## START DATASET CONTENT

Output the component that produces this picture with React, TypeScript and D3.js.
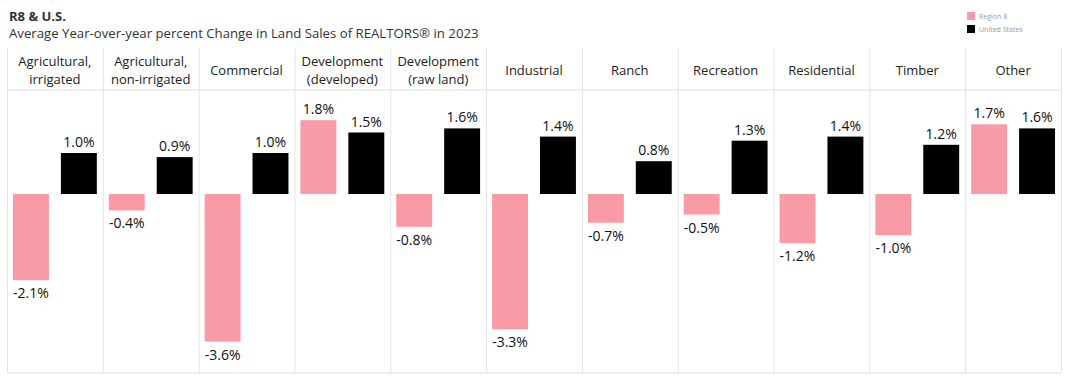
import React from "react";
import * as d3 from "d3";

const categories: string[][] = [
  ["Agricultural,", "irrigated"],
  ["Agricultural,", "non-irrigated"],
  ["Commercial"],
  ["Development", "(developed)"],
  ["Development", "(raw land)"],
  ["Industrial"],
  ["Ranch"],
  ["Recreation"],
  ["Residential"],
  ["Timber"],
  ["Other"],
];
const region8 = [-2.1, -0.4, -3.6, 1.8, -0.8, -3.3, -0.7, -0.5, -1.2, -1.0, 1.7];
const unitedStates = [1.0, 0.9, 1.0, 1.5, 1.6, 1.4, 0.8, 1.3, 1.4, 1.2, 1.6];
const seriesNames = ["Region 8", "United States"];
const colors = ["#f89ba6", "#000000"];

const W = 1068;
const H = 382;
const left = 7;
const right = 1061;
const headerTop = 48;
const headerBottom = 90;
const plotBottom = 373;

export default function App() {
  const x = d3
    .scaleBand<number>()
    .domain(categories.map((_, i) => i))
    .range([left, right]);
  const inner = d3
    .scaleBand<number>()
    .domain([0, 1])
    .range([0, x.bandwidth()])
    .paddingInner(0.25)
    .paddingOuter(0.125);
  const y = d3.scaleLinear().domain([-3.6, 1.8]).range([341.6, 120.2]);
  const font = "'Open Sans', sans-serif";

  return (
    <svg
      width={W}
      height={H}
      style={{ position: "absolute", left: 0, top: 0, background: "#fff" }}
      fontFamily={font}
    >
      <text x={9} y={21} fontSize={13} fontWeight={700} fill="#333">
        R8 &amp; U.S.
      </text>
      <text x={9} y={38} fontSize={13.2} fill="#333">
        Average Year-over-year percent Change in Land Sales of REALTORS® in 2023
      </text>

      {/* legend */}
      {seriesNames.map((n, i) => (
        <g key={n} transform={`translate(967,${12 + i * 13})`}>
          <rect width={8} height={8} fill={colors[i]} />
          <text x={12} y={7} fontSize={7} fill="#999">
            {n}
          </text>
        </g>
      ))}

      {/* grid lines */}
      <line x1={left} x2={right} y1={headerBottom} y2={headerBottom} stroke="#e8e8e8" strokeWidth={1.5} />
      <line x1={left} x2={right} y1={plotBottom} y2={plotBottom} stroke="#e8e8e8" strokeWidth={1.5} />
      {categories.map((_, i) => (
        <line
          key={"v" + i}
          x1={x(i)! + 0.5}
          x2={x(i)! + 0.5}
          y1={headerTop}
          y2={plotBottom}
          stroke="#e4e4e4"
        />
      ))}
      <line x1={right + 0.5} x2={right + 0.5} y1={headerTop} y2={plotBottom} stroke="#e4e4e4" />

      {/* headers */}
      {categories.map((lines, i) => {
        const cx = x(i)! + x.bandwidth() / 2;
        const startY = lines.length === 1 ? 75 : 66;
        return (
          <text key={"h" + i} x={cx} textAnchor="middle" fontSize={13} fill="#222">
            {lines.map((l, j) => (
              <tspan key={j} x={cx} y={startY + j * 18}>
                {l}
              </tspan>
            ))}
          </text>
        );
      })}

      {/* bars */}
      {categories.map((_, i) =>
        [region8[i], unitedStates[i]].map((v, s) => {
          const bx = x(i)! + inner(s)!;
          const y0 = y(0);
          const yv = y(v);
          const top = Math.min(y0, yv);
          const h = Math.abs(yv - y0);
          const lx = bx + inner.bandwidth() / 2;
          const ly = v >= 0 ? yv - 6 : yv + 18;
          return (
            <g key={`b${i}-${s}`}>
              <rect x={bx} y={top} width={inner.bandwidth()} height={h} fill={colors[s]} />
              <text x={lx} y={ly} textAnchor="middle" fontSize={14} fill="#111">
                {v.toFixed(1)}%
              </text>
            </g>
          );
        })
      )}
    </svg>
  );
}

## END DATASET CONTENT

## [EXERCISE INSTRUCTIONS]
Restate the whole listing above exactly, except for its images.

## [FINISHED EXERCISE]
Output the component that produces this picture with React, TypeScript and D3.js.
import React from "react";
import * as d3 from "d3";

const categories: string[][] = [
  ["Agricultural,", "irrigated"],
  ["Agricultural,", "non-irrigated"],
  ["Commercial"],
  ["Development", "(developed)"],
  ["Development", "(raw land)"],
  ["Industrial"],
  ["Ranch"],
  ["Recreation"],
  ["Residential"],
  ["Timber"],
  ["Other"],
];
const region8 = [-2.1, -0.4, -3.6, 1.8, -0.8, -3.3, -0.7, -0.5, -1.2, -1.0, 1.7];
const unitedStates = [1.0, 0.9, 1.0, 1.5, 1.6, 1.4, 0.8, 1.3, 1.4, 1.2, 1.6];
const seriesNames = ["Region 8", "United States"];
const colors = ["#f89ba6", "#000000"];

const W = 1068;
const H = 382;
const left = 7;
const right = 1061;
const headerTop = 48;
const headerBottom = 90;
const plotBottom = 373;

export default function App() {
  const x = d3
    .scaleBand<number>()
    .domain(categories.map((_, i) => i))
    .range([left, right]);
  const inner = d3
    .scaleBand<number>()
    .domain([0, 1])
    .range([0, x.bandwidth()])
    .paddingInner(0.25)
    .paddingOuter(0.125);
  const y = d3.scaleLinear().domain([-3.6, 1.8]).range([341.6, 120.2]);
  const font = "'Open Sans', sans-serif";

  return (
    <svg
      width={W}
      height={H}
      style={{ position: "absolute", left: 0, top: 0, background: "#fff" }}
      fontFamily={font}
    >
      <text x={9} y={21} fontSize={13} fontWeight={700} fill="#333">
        R8 &amp; U.S.
      </text>
      <text x={9} y={38} fontSize={13.2} fill="#333">
        Average Year-over-year percent Change in Land Sales of REALTORS® in 2023
      </text>

      {/* legend */}
      {seriesNames.map((n, i) => (
        <g key={n} transform={`translate(967,${12 + i * 13})`}>
          <rect width={8} height={8} fill={colors[i]} />
          <text x={12} y={7} fontSize={7} fill="#999">
            {n}
          </text>
        </g>
      ))}

      {/* grid lines */}
      <line x1={left} x2={right} y1={headerBottom} y2={headerBottom} stroke="#e8e8e8" strokeWidth={1.5} />
      <line x1={left} x2={right} y1={plotBottom} y2={plotBottom} stroke="#e8e8e8" strokeWidth={1.5} />
      {categories.map((_, i) => (
        <line
          key={"v" + i}
          x1={x(i)! + 0.5}
          x2={x(i)! + 0.5}
          y1={headerTop}
          y2={plotBottom}
          stroke="#e4e4e4"
        />
      ))}
      <line x1={right + 0.5} x2={right + 0.5} y1={headerTop} y2={plotBottom} stroke="#e4e4e4" />

      {/* headers */}
      {categories.map((lines, i) => {
        const cx = x(i)! + x.bandwidth() / 2;
        const startY = lines.length === 1 ? 75 : 66;
        return (
          <text key={"h" + i} x={cx} textAnchor="middle" fontSize={13} fill="#222">
            {lines.map((l, j) => (
              <tspan key={j} x={cx} y={startY + j * 18}>
                {l}
              </tspan>
            ))}
          </text>
        );
      })}

      {/* bars */}
      {categories.map((_, i) =>
        [region8[i], unitedStates[i]].map((v, s) => {
          const bx = x(i)! + inner(s)!;
          const y0 = y(0);
          const yv = y(v);
          const top = Math.min(y0, yv);
          const h = Math.abs(yv - y0);
          const lx = bx + inner.bandwidth() / 2;
          const ly = v >= 0 ? yv - 6 : yv + 18;
          return (
            <g key={`b${i}-${s}`}>
              <rect x={bx} y={top} width={inner.bandwidth()} height={h} fill={colors[s]} />
              <text x={lx} y={ly} textAnchor="middle" fontSize={14} fill="#111">
                {v.toFixed(1)}%
              </text>
            </g>
          );
        })
      )}
    </svg>
  );
}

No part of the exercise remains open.